PROVIDED MATERIAL>
========

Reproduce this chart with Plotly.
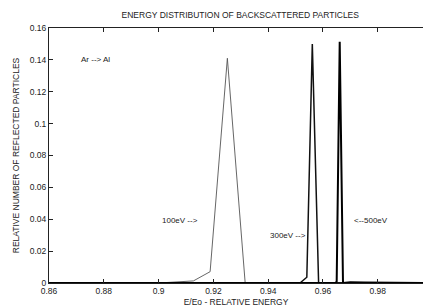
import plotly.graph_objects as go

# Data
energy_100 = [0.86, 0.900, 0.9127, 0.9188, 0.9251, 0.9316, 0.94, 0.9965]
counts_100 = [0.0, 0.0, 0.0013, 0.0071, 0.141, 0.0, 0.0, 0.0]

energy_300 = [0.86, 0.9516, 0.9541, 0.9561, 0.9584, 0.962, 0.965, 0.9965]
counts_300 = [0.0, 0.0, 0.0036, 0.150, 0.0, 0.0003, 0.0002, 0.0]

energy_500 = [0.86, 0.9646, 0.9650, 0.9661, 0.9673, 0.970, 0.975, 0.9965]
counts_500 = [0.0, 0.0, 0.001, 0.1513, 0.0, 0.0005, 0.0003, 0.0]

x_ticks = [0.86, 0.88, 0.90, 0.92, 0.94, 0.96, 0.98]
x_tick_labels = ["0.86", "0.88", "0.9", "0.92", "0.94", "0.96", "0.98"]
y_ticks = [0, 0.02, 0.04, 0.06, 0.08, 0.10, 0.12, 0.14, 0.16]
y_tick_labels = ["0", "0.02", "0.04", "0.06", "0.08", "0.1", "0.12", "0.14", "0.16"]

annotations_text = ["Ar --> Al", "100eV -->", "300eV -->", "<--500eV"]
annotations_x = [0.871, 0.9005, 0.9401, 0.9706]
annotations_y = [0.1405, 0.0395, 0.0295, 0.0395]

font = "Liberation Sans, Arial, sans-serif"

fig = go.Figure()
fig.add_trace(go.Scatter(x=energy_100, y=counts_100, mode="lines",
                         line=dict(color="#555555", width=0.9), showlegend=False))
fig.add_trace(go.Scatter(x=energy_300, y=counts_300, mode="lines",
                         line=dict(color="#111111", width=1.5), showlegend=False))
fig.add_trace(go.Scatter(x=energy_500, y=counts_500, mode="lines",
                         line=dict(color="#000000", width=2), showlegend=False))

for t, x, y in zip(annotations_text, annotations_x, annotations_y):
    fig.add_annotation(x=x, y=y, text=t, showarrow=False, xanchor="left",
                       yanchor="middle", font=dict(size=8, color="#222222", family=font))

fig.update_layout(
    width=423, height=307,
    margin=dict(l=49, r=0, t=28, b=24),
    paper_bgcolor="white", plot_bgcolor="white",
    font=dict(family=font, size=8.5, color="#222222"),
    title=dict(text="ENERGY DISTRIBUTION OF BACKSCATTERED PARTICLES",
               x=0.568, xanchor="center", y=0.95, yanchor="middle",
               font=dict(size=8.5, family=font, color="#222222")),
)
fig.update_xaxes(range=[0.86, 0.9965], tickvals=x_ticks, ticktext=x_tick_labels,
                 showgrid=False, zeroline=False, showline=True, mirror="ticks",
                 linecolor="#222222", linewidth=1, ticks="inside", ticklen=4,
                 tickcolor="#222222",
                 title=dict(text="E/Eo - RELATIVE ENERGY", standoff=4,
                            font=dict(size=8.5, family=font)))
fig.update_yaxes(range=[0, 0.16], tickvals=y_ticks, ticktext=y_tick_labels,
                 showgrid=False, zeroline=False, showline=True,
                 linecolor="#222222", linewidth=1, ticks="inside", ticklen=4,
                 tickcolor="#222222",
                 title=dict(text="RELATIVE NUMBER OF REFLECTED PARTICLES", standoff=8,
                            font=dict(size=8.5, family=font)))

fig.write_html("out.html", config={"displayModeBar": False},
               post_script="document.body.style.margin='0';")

========

Exclude the pictures, and transcribe all of the material exactly.

COMPLETE OUTPUT>
Reproduce this chart with Plotly.
import plotly.graph_objects as go

# Data
energy_100 = [0.86, 0.900, 0.9127, 0.9188, 0.9251, 0.9316, 0.94, 0.9965]
counts_100 = [0.0, 0.0, 0.0013, 0.0071, 0.141, 0.0, 0.0, 0.0]

energy_300 = [0.86, 0.9516, 0.9541, 0.9561, 0.9584, 0.962, 0.965, 0.9965]
counts_300 = [0.0, 0.0, 0.0036, 0.150, 0.0, 0.0003, 0.0002, 0.0]

energy_500 = [0.86, 0.9646, 0.9650, 0.9661, 0.9673, 0.970, 0.975, 0.9965]
counts_500 = [0.0, 0.0, 0.001, 0.1513, 0.0, 0.0005, 0.0003, 0.0]

x_ticks = [0.86, 0.88, 0.90, 0.92, 0.94, 0.96, 0.98]
x_tick_labels = ["0.86", "0.88", "0.9", "0.92", "0.94", "0.96", "0.98"]
y_ticks = [0, 0.02, 0.04, 0.06, 0.08, 0.10, 0.12, 0.14, 0.16]
y_tick_labels = ["0", "0.02", "0.04", "0.06", "0.08", "0.1", "0.12", "0.14", "0.16"]

annotations_text = ["Ar --> Al", "100eV -->", "300eV -->", "<--500eV"]
annotations_x = [0.871, 0.9005, 0.9401, 0.9706]
annotations_y = [0.1405, 0.0395, 0.0295, 0.0395]

font = "Liberation Sans, Arial, sans-serif"

fig = go.Figure()
fig.add_trace(go.Scatter(x=energy_100, y=counts_100, mode="lines",
                         line=dict(color="#555555", width=0.9), showlegend=False))
fig.add_trace(go.Scatter(x=energy_300, y=counts_300, mode="lines",
                         line=dict(color="#111111", width=1.5), showlegend=False))
fig.add_trace(go.Scatter(x=energy_500, y=counts_500, mode="lines",
                         line=dict(color="#000000", width=2), showlegend=False))

for t, x, y in zip(annotations_text, annotations_x, annotations_y):
    fig.add_annotation(x=x, y=y, text=t, showarrow=False, xanchor="left",
                       yanchor="middle", font=dict(size=8, color="#222222", family=font))

fig.update_layout(
    width=423, height=307,
    margin=dict(l=49, r=0, t=28, b=24),
    paper_bgcolor="white", plot_bgcolor="white",
    font=dict(family=font, size=8.5, color="#222222"),
    title=dict(text="ENERGY DISTRIBUTION OF BACKSCATTERED PARTICLES",
               x=0.568, xanchor="center", y=0.95, yanchor="middle",
               font=dict(size=8.5, family=font, color="#222222")),
)
fig.update_xaxes(range=[0.86, 0.9965], tickvals=x_ticks, ticktext=x_tick_labels,
                 showgrid=False, zeroline=False, showline=True, mirror="ticks",
                 linecolor="#222222", linewidth=1, ticks="inside", ticklen=4,
                 tickcolor="#222222",
                 title=dict(text="E/Eo - RELATIVE ENERGY", standoff=4,
                            font=dict(size=8.5, family=font)))
fig.update_yaxes(range=[0, 0.16], tickvals=y_ticks, ticktext=y_tick_labels,
                 showgrid=False, zeroline=False, showline=True,
                 linecolor="#222222", linewidth=1, ticks="inside", ticklen=4,
                 tickcolor="#222222",
                 title=dict(text="RELATIVE NUMBER OF REFLECTED PARTICLES", standoff=8,
                            font=dict(size=8.5, family=font)))

fig.write_html("out.html", config={"displayModeBar": False},
               post_script="document.body.style.margin='0';")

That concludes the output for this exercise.